§ **Instructions to follow**: Retype each line of the material exactly, please, skipping any picture in it.

§ **Recorded data**:
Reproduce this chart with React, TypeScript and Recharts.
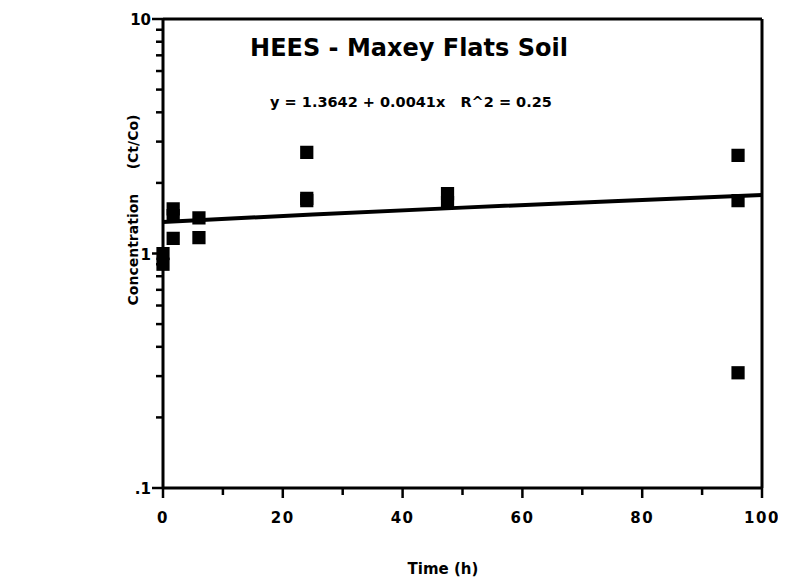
import { ComposedChart, Scatter, Line, XAxis, YAxis, ZAxis } from 'recharts'

// measured points (time h, Ct/Co)
const timeH = [0, 0, 1.7, 1.7, 1.7, 6, 6, 24, 24, 24, 47.5, 47.5, 96, 96, 96]
const conc = [1.0, 0.9, 1.55, 1.45, 1.16, 1.42, 1.17, 2.7, 1.72, 1.68, 1.8, 1.65, 2.62, 1.68, 0.31]

// fitted line y = 1.3642 + 0.0041x
const fitX = [0, 25, 50, 75, 100]
const fitY = [1.364, 1.467, 1.569, 1.672, 1.774]

const xMajor = [0, 20, 40, 60, 80, 100]
const xMinor = [10, 30, 50, 70, 90]
const yMajor = [0.1, 1, 10]
const yMinor = [0.2, 0.3, 0.4, 0.5, 0.6, 0.7, 0.8, 0.9, 2, 3, 4, 5, 6, 7, 8, 9]

const points = timeH.map((x, i) => ({ x, y: conc[i] }))
const fit = fitX.map((x, i) => ({ x, y: fitY[i] }))
const xTicks = [...xMajor, ...xMinor].sort((a, b) => a - b)
const yTicks = [...yMajor, ...yMinor].sort((a, b) => a - b)

const font = '"DejaVu Sans", "Liberation Sans", sans-serif'
const fmtY = (v: number) => (v === 0.1 ? '.1' : String(v))

// tick mark + label drawn together
const XTick = (props: any) => {
  const { x, y, payload } = props
  const major = xMajor.includes(payload.value)
  return (
    <g>
      <line x1={x} x2={x} y1={y} y2={y + (major ? 10 : 7)} stroke="#000" strokeWidth={2.5} />
      {major && (
        <text x={x} y={y + 35} textAnchor="middle" fontFamily={font} fontWeight={700}
          fontSize={15} letterSpacing={1.5} fill="#000">{payload.value}</text>
      )}
    </g>
  )
}

const YTick = (props: any) => {
  const { x, y, payload } = props
  const major = yMajor.includes(payload.value)
  return (
    <g>
      <line x1={x} x2={x - (major ? 11 : 7)} y1={y} y2={y} stroke="#000" strokeWidth={2.5} />
      {major && (
        <text x={x - 12} y={y + 6} textAnchor="end" fontFamily={font} fontWeight={700}
          fontSize={15} fill="#000">{fmtY(payload.value)}</text>
      )}
    </g>
  )
}

export default function App() {
  return (
    <div style={{ position: 'relative', width: 778, height: 570, background: '#fff' }}>
      <ComposedChart width={778} height={570} margin={{ top: 10, right: 23, bottom: 40, left: 95 }}>
        <XAxis type="number" dataKey="x" domain={[0, 100]} ticks={xTicks} interval={0} height={50}
          tickSize={0} tickMargin={0} tickLine={false} tick={<XTick />}
          stroke="#000" strokeWidth={3} />
        <XAxis xAxisId="top" orientation="top" type="number" dataKey="x" domain={[0, 100]}
          height={1} tick={false} tickLine={false} stroke="#000" strokeWidth={3} />
        <YAxis scale="log" type="number" domain={[0.1, 10]} ticks={yTicks} interval={0}
          allowDataOverflow width={60} tickSize={0} tickMargin={0} tickLine={false} tick={<YTick />}
          stroke="#000" strokeWidth={3} />
        <YAxis yAxisId="right" orientation="right" scale="log" type="number" domain={[0.1, 10]}
          allowDataOverflow width={1} tick={false} tickLine={false}
          stroke="#000" strokeWidth={3} />
        <ZAxis range={[175, 175]} />
        <Line data={fit} dataKey="y" type="monotone" stroke="#000" strokeWidth={4}
          dot={false} isAnimationActive={false} />
        <Scatter data={points} dataKey="y" shape="square" fill="#000"
          isAnimationActive={false} />
      </ComposedChart>
      <div style={{ position: 'absolute', left: 0, top: 26, width: 802, textAlign: 'center',
        fontFamily: font, fontWeight: 700, fontSize: 24, lineHeight: '28px', color: '#000' }}>
        HEES - Maxey Flats Soil
      </div>
      <div style={{ position: 'absolute', left: 0, top: 85, width: 806, textAlign: 'center',
        fontFamily: font, fontWeight: 700, fontSize: 14.5, lineHeight: '18px', color: '#000', whiteSpace: 'pre' }}>
        {'y = 1.3642 + 0.0041x   R^2 = 0.25'}
      </div>
      <div style={{ position: 'absolute', left: 125 - 150, top: 202 - 10, width: 300, textAlign: 'center',
        transform: 'rotate(-90deg)', fontFamily: font, fontWeight: 700, fontSize: 14, color: '#000',
        whiteSpace: 'pre', lineHeight: '20px' }}>
        {'Concentration     (Ct/Co)'}
      </div>
      <div style={{ position: 'absolute', left: 0, top: 551, width: 870, textAlign: 'center',
        fontFamily: font, fontWeight: 700, fontSize: 15, lineHeight: '20px', color: '#000' }}>
        Time (h)
      </div>
    </div>
  )
}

§ **The result**:
Reproduce this chart with React, TypeScript and Recharts.
import { ComposedChart, Scatter, Line, XAxis, YAxis, ZAxis } from 'recharts'

// measured points (time h, Ct/Co)
const timeH = [0, 0, 1.7, 1.7, 1.7, 6, 6, 24, 24, 24, 47.5, 47.5, 96, 96, 96]
const conc = [1.0, 0.9, 1.55, 1.45, 1.16, 1.42, 1.17, 2.7, 1.72, 1.68, 1.8, 1.65, 2.62, 1.68, 0.31]

// fitted line y = 1.3642 + 0.0041x
const fitX = [0, 25, 50, 75, 100]
const fitY = [1.364, 1.467, 1.569, 1.672, 1.774]

const xMajor = [0, 20, 40, 60, 80, 100]
const xMinor = [10, 30, 50, 70, 90]
const yMajor = [0.1, 1, 10]
const yMinor = [0.2, 0.3, 0.4, 0.5, 0.6, 0.7, 0.8, 0.9, 2, 3, 4, 5, 6, 7, 8, 9]

const points = timeH.map((x, i) => ({ x, y: conc[i] }))
const fit = fitX.map((x, i) => ({ x, y: fitY[i] }))
const xTicks = [...xMajor, ...xMinor].sort((a, b) => a - b)
const yTicks = [...yMajor, ...yMinor].sort((a, b) => a - b)

const font = '"DejaVu Sans", "Liberation Sans", sans-serif'
const fmtY = (v: number) => (v === 0.1 ? '.1' : String(v))

// tick mark + label drawn together
const XTick = (props: any) => {
  const { x, y, payload } = props
  const major = xMajor.includes(payload.value)
  return (
    <g>
      <line x1={x} x2={x} y1={y} y2={y + (major ? 10 : 7)} stroke="#000" strokeWidth={2.5} />
      {major && (
        <text x={x} y={y + 35} textAnchor="middle" fontFamily={font} fontWeight={700}
          fontSize={15} letterSpacing={1.5} fill="#000">{payload.value}</text>
      )}
    </g>
  )
}

const YTick = (props: any) => {
  const { x, y, payload } = props
  const major = yMajor.includes(payload.value)
  return (
    <g>
      <line x1={x} x2={x - (major ? 11 : 7)} y1={y} y2={y} stroke="#000" strokeWidth={2.5} />
      {major && (
        <text x={x - 12} y={y + 6} textAnchor="end" fontFamily={font} fontWeight={700}
          fontSize={15} fill="#000">{fmtY(payload.value)}</text>
      )}
    </g>
  )
}

export default function App() {
  return (
    <div style={{ position: 'relative', width: 778, height: 570, background: '#fff' }}>
      <ComposedChart width={778} height={570} margin={{ top: 10, right: 23, bottom: 40, left: 95 }}>
        <XAxis type="number" dataKey="x" domain={[0, 100]} ticks={xTicks} interval={0} height={50}
          tickSize={0} tickMargin={0} tickLine={false} tick={<XTick />}
          stroke="#000" strokeWidth={3} />
        <XAxis xAxisId="top" orientation="top" type="number" dataKey="x" domain={[0, 100]}
          height={1} tick={false} tickLine={false} stroke="#000" strokeWidth={3} />
        <YAxis scale="log" type="number" domain={[0.1, 10]} ticks={yTicks} interval={0}
          allowDataOverflow width={60} tickSize={0} tickMargin={0} tickLine={false} tick={<YTick />}
          stroke="#000" strokeWidth={3} />
        <YAxis yAxisId="right" orientation="right" scale="log" type="number" domain={[0.1, 10]}
          allowDataOverflow width={1} tick={false} tickLine={false}
          stroke="#000" strokeWidth={3} />
        <ZAxis range={[175, 175]} />
        <Line data={fit} dataKey="y" type="monotone" stroke="#000" strokeWidth={4}
          dot={false} isAnimationActive={false} />
        <Scatter data={points} dataKey="y" shape="square" fill="#000"
          isAnimationActive={false} />
      </ComposedChart>
      <div style={{ position: 'absolute', left: 0, top: 26, width: 802, textAlign: 'center',
        fontFamily: font, fontWeight: 700, fontSize: 24, lineHeight: '28px', color: '#000' }}>
        HEES - Maxey Flats Soil
      </div>
      <div style={{ position: 'absolute', left: 0, top: 85, width: 806, textAlign: 'center',
        fontFamily: font, fontWeight: 700, fontSize: 14.5, lineHeight: '18px', color: '#000', whiteSpace: 'pre' }}>
        {'y = 1.3642 + 0.0041x   R^2 = 0.25'}
      </div>
      <div style={{ position: 'absolute', left: 125 - 150, top: 202 - 10, width: 300, textAlign: 'center',
        transform: 'rotate(-90deg)', fontFamily: font, fontWeight: 700, fontSize: 14, color: '#000',
        whiteSpace: 'pre', lineHeight: '20px' }}>
        {'Concentration     (Ct/Co)'}
      </div>
      <div style={{ position: 'absolute', left: 0, top: 551, width: 870, textAlign: 'center',
        fontFamily: font, fontWeight: 700, fontSize: 15, lineHeight: '20px', color: '#000' }}>
        Time (h)
      </div>
    </div>
  )
}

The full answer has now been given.